Liberal here (just in case anyone forgot). But I do like stuff like South Park, which is Republican humor. MF just isn’t funny. I’ll still read talking critters well drawn, but humor requires a surprise, and there are none here. Doonesbury, on the other hand, can be sublimely funny at times. It was at its height of humor for politics, IMHO, when it was lampooning Governor Jerry Brown (a liberal), and it was just killing 'ol Moonbeam and it was sweet. I’ve read most of Doonesbury, and he really gave it to conservatives Nixon and Bush I, but the rest came off a bit flat, but not as flat as MF does all the time.

Really great political cartooning is hard to come by. Its mean, it hits you in the gut or between the eyes.

I absolutely cannot stand Tom Tommorow, and I don’t bother with Mallard Fillmore.
But I do miss Jeff MacNelly.

Mallard bugs me, he isnt too funny.

TMW is kinda hit/miss. It can be preachy, or actually funny, depending.

Pesch is right. Political content aside, this is almost an “apples and oranges” argument. “Tom Tomorrow” is a weekly cartoon; “Mallard Fillmore” is a daily comic strip that usually relies on continuing topics and/or stories over the course of one (or several) weeks.

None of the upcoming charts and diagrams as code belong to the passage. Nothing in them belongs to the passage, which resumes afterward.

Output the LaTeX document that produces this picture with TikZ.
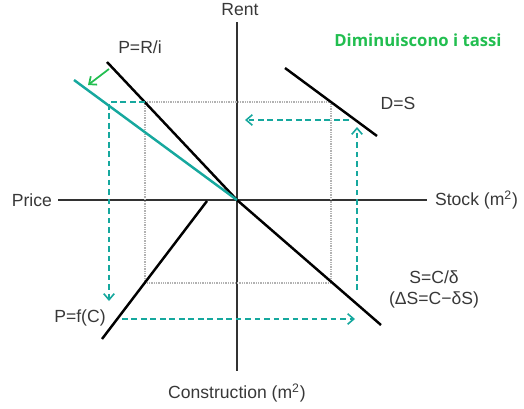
\documentclass[tikz,border=0pt]{standalone}
\usepackage{fontspec}
\setmainfont{Liberation Sans}
\newfontfamily\notefont{Open Sans}
\usepackage{xcolor}
\usepackage{tikz}
\usetikzlibrary{arrows.meta, positioning, calc}

\definecolor{tealline}{RGB}{22,168,158}
\definecolor{notegreen}{RGB}{34,190,80}
\definecolor{axisgray}{RGB}{50,50,50}

\begin{document}
\begin{tikzpicture}[x=0.02cm, y=-0.02cm, >={Straight Barb[length=3.5pt,width=6pt]},
    axis/.style={draw=axisgray, line width=0.9pt},
    curve/.style={draw=black, line width=1.4pt},
    adjust/.style={draw=tealline, line width=0.9pt, dash pattern=on 3.2pt off 2.2pt},
    guide/.style={draw=gray!60, line width=0.8pt, dash pattern=on 0.5pt off 0.5pt},
    lbl/.style={font=\fontsize{10}{12}\selectfont, text=black!78, inner sep=1pt}]
    \useasboundingbox (0,0) rectangle (524,409);
    % axes
    \coordinate (O) at (237,200);
    \coordinate (rtop) at (237,22);
    \coordinate (cbot) at (237,371);
    \coordinate (pleft) at (58,200);
    \coordinate (sright) at (427,200);
    \draw[axis] (rtop) -- (cbot);
    \draw[axis] (pleft) -- (sright);
    \node[lbl] (rent) at (240,10) {Rent};
    \node[lbl, anchor=east] (price) at (54,200) {Price};
    \node[lbl, anchor=west] (stock) at (433,200) {Stock (m\textsuperscript{2})};
    \node[lbl] (constr) at (237,393) {Construction (m\textsuperscript{2})};

    % dotted equilibrium box
    \coordinate (q2) at (145,102);
    \coordinate (q1) at (331,102);
    \coordinate (q4) at (331,283);
    \coordinate (q3) at (145,283);
    \draw[guide] (q2) -- (q1) -- (q4) -- (q3) -- cycle;

    % the four curves
    \coordinate (pri) at (107,62);
    \coordinate (dsa) at (285,68);
    \coordinate (dsb) at (377,136);
    \coordinate (scd) at (381,325);
    \coordinate (pfa) at (102,339);
    \coordinate (pfb) at (207,201);
    \draw[curve] (pri) -- (O) -- (scd);
    \draw[curve] (dsa) -- (dsb);
    \draw[curve] (pfa) -- (pfb);
    \node[lbl] (lpri) at (140,47) {P=R/i};
    \node[lbl] (lds) at (398,103) {D=S};
    \node[lbl, align=center] (lscd) at (434,289) {S=C/δ\\(ΔS=C−δS)};
    \node[lbl] (lpf) at (80,318) {P=f(C)};

    % new price line after the rate cut
    \coordinate (newp) at (74,80);
    \draw[draw=tealline, line width=1.4pt] (newp) -- (O);
    \coordinate (ga) at (109,69);
    \coordinate (gb) at (88,85);
    \draw[->, draw=notegreen, line width=1pt] (ga) -- (gb);
    \node[font=\notefont\bfseries\fontsize{9.5}{11}\selectfont, text=notegreen] (note) at (418,40) {Diminuiscono i tassi};

    % teal adjustment path
    \coordinate (ta) at (109,102);
    \coordinate (tb) at (109,301);
    \coordinate (tc) at (122,319);
    \coordinate (td) at (355,319);
    \coordinate (te) at (357,290);
    \coordinate (tf) at (357,127);
    \coordinate (tg) at (349,120);
    \coordinate (th) at (245,120);
    \draw[adjust, ->] (q2) -- (ta) -- (tb);
    \draw[adjust, ->] (tc) -- (td);
    \draw[adjust, ->] (te) -- (tf);
    \draw[adjust, ->] (tg) -- (th);
\end{tikzpicture}
\end{document}
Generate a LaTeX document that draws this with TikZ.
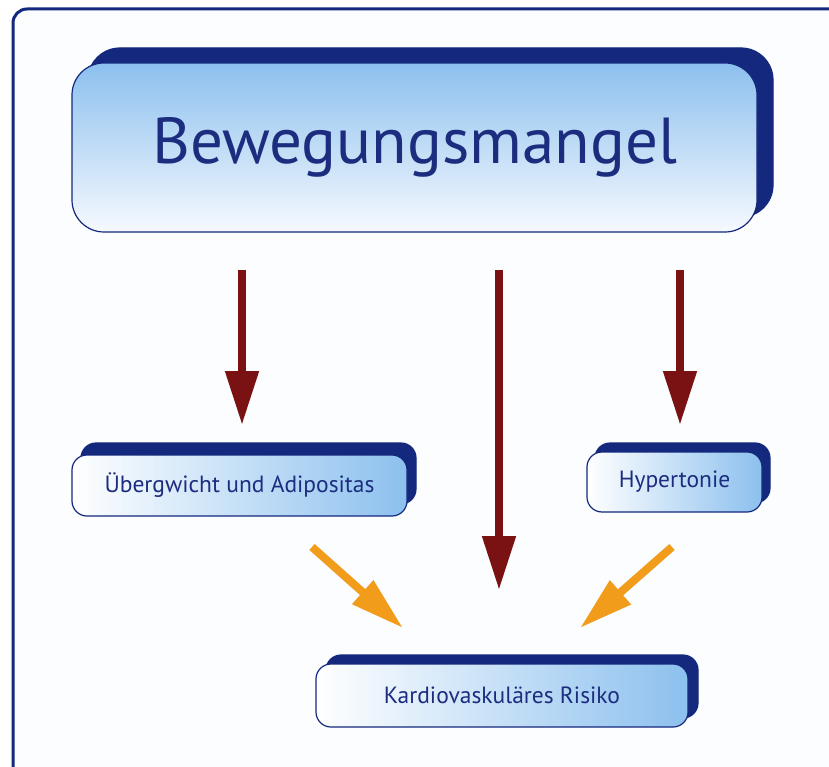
\documentclass[tikz,border=0pt]{standalone}
\usepackage{fontspec}
\setmainfont{PT Sans}
\usetikzlibrary{arrows.meta,shadows}
\definecolor{navy}{RGB}{20,40,125}
\definecolor{txtnavy}{RGB}{28,45,128}
\definecolor{lblue}{RGB}{140,192,238}
\definecolor{pale}{RGB}{246,249,254}
\definecolor{darkred}{RGB}{122,18,20}
\definecolor{orange}{RGB}{242,156,28}
\tikzset{
  bigbox/.style={draw=navy, line width=1.2pt, rounded corners=32pt,
    top color=lblue, bottom color=pale, text=txtnavy,
    inner sep=0pt, font=\fontsize{65}{68}\selectfont,
    copy shadow={shadow xshift=16pt, shadow yshift=15pt, fill=navy, draw=navy}},
  smallbox/.style={draw=navy, line width=1.2pt, rounded corners=15pt,
    left color=white, right color=lblue, text=txtnavy,
    inner sep=0pt, font=\fontsize{23.5}{26}\selectfont},
  redarrow/.style={draw=darkred, line width=8pt, -{Triangle[width=32pt,length=54pt]}},
  orangearrow/.style={draw=orange, line width=8pt, -{Triangle[width=30pt,length=54pt]}}
}
\begin{document}
\begin{tikzpicture}[x=1pt,y=-1pt]
\useasboundingbox (0,0) rectangle (829,767);
\clip (0,0) rectangle (829,767);
\fill[white] (0,0) rectangle (829,767);
\draw[navy, line width=3pt, rounded corners=14pt, fill=pale!40!white] (880,9) -- (13,9) -- (13,820) -- (880,820) -- cycle;

\node[bigbox, minimum width=685pt, minimum height=169pt] (big) at (414.5,147.5) {Bewegungsmangel};
\node[smallbox, minimum width=335pt, minimum height=61pt,
  copy shadow={shadow xshift=9pt, shadow yshift=12pt, fill=navy, draw=navy}] (uebg) at (239.5,485.5) {Übergwicht und Adipositas};
\node[smallbox, minimum width=175pt, minimum height=60pt,
  copy shadow={shadow xshift=8pt, shadow yshift=9pt, fill=navy, draw=navy}] (hyp) at (674.5,482) {Hypertonie};
\node[smallbox, minimum width=372pt, minimum height=63pt,
  copy shadow={shadow xshift=10pt, shadow yshift=9pt, fill=navy, draw=navy}] (kard) at (502,695.5) {Kardiovaskuläres Risiko};

\coordinate (a1s) at (242,270);
\coordinate (a1e) at (242,425);
\coordinate (a2s) at (499,270);
\coordinate (a2e) at (499,590);
\coordinate (a3s) at (680,270);
\coordinate (a3e) at (680,425);
\coordinate (o1s) at (312,547);
\coordinate (o1e) at (403,628);
\coordinate (o2s) at (672,547);
\coordinate (o2e) at (580,628);

\draw[redarrow] (a1s) -- (a1e);
\draw[redarrow] (a2s) -- (a2e);
\draw[redarrow] (a3s) -- (a3e);
\draw[orangearrow] (o1s) -- (o1e);
\draw[orangearrow] (o2s) -- (o2e);
\end{tikzpicture}
\end{document}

That said, I, without hesitation, think “Tom Tomorrow” is funnier–and it’s not just because I’m closer to “Tomorrow” politically than MF. 99.9% of the time, the strips consist of MF pontificating self-righteously about the latest liberal “outrage” or (as mentioned previously) bashing some representative of one of Tinsley’s “favorite straw-men–the media, and the ‘liberal education establishment’” in a manner that Jack Chick would find too heavy-handed. Moreover, no effort is made to make these shallow liberal caricatures into well-rounded characters. It seems as though Tinsley holds liberals in such contempt that they aren’t worth being make into even slightly interesting characters. In contrast, if you look at “Doonesbury” or “Bloom County” at its peak, you’ll find that some of their strongest and funniest characters (e.g., Uncle Duke and Steve Dallas) were political (or–in the case of Uncle Duke–moral) opposites of their cartoonists.